Suggesting improvements for the Commission’s work, he said there was a need to consider the principle of national involvement as the cornerstone for all activities of the Commission. The Commission must continue to work with flexibility and transparency and must work in close cooperation with the Security Council, the General Assembly and the Economic and Social Council, as well as with the international financial institutions and regional organizations. “ Burundi’s success in moving towards peace will also be a success for the Council and the Commission,” he said in conclusion.
CARMEN MARIA GALLARDO HERNANDEZ ( El Salvador), Chair of the working group on lessons learned of the Peacebuilding Commission, said the first year’s achievements of the Commission provided much hope, despite the challenges. It was on the ground, though, that the concrete accomplishments of the Commission must take place, and more visits to the field were necessary for that purpose. From the knowledge it acquired, the Commission could have valuable advice for the Council.

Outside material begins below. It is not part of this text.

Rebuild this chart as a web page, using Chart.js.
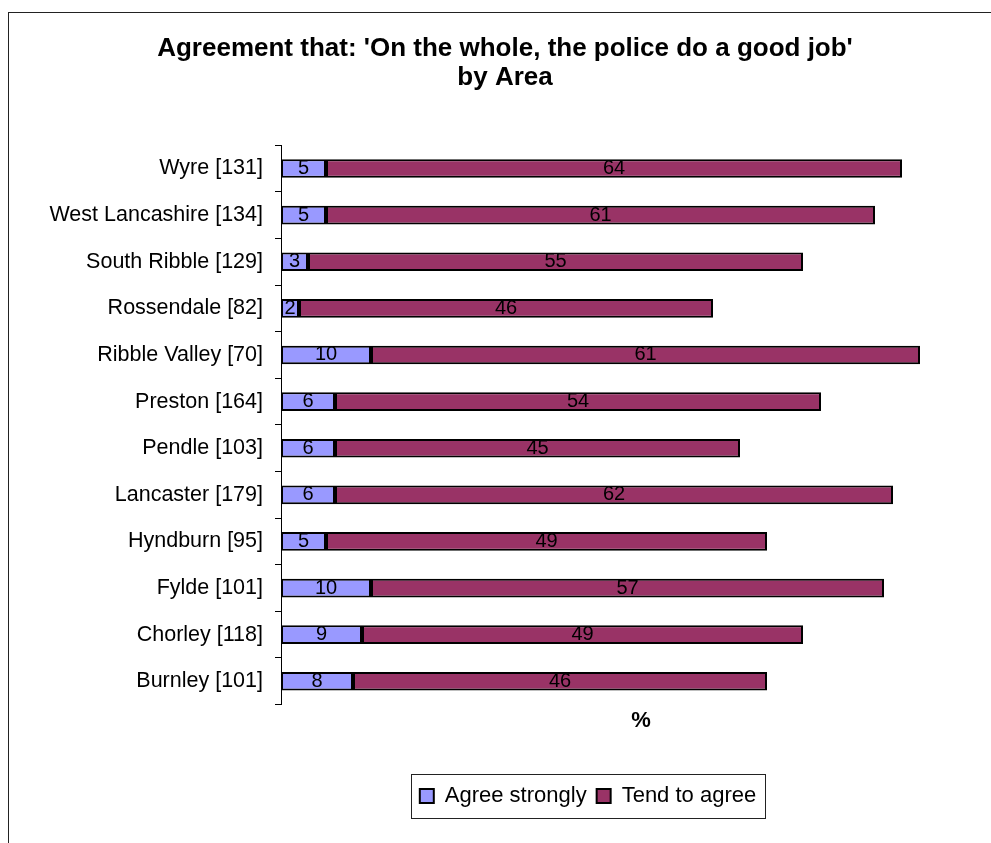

The working group had started to analyse concrete experiences in transition to peace and development. Each case had its own particularities, but a historic memory must be developed in the United Nations, so that applicable experience could be better used. All Member States were encouraged to contribute to that effort. Among the early factors being analysed was the necessity to bring all parties together in countries emerging from conflict, to help meet the multiple needs. Employment opportunities, reform of the security sector and other challenges were common to most peacebuilding situations. In addition, she pointed out that the reality of the world today showed that no region was spared from conflict, so the Commission, at some point, would be faced with the issue of balance between regions.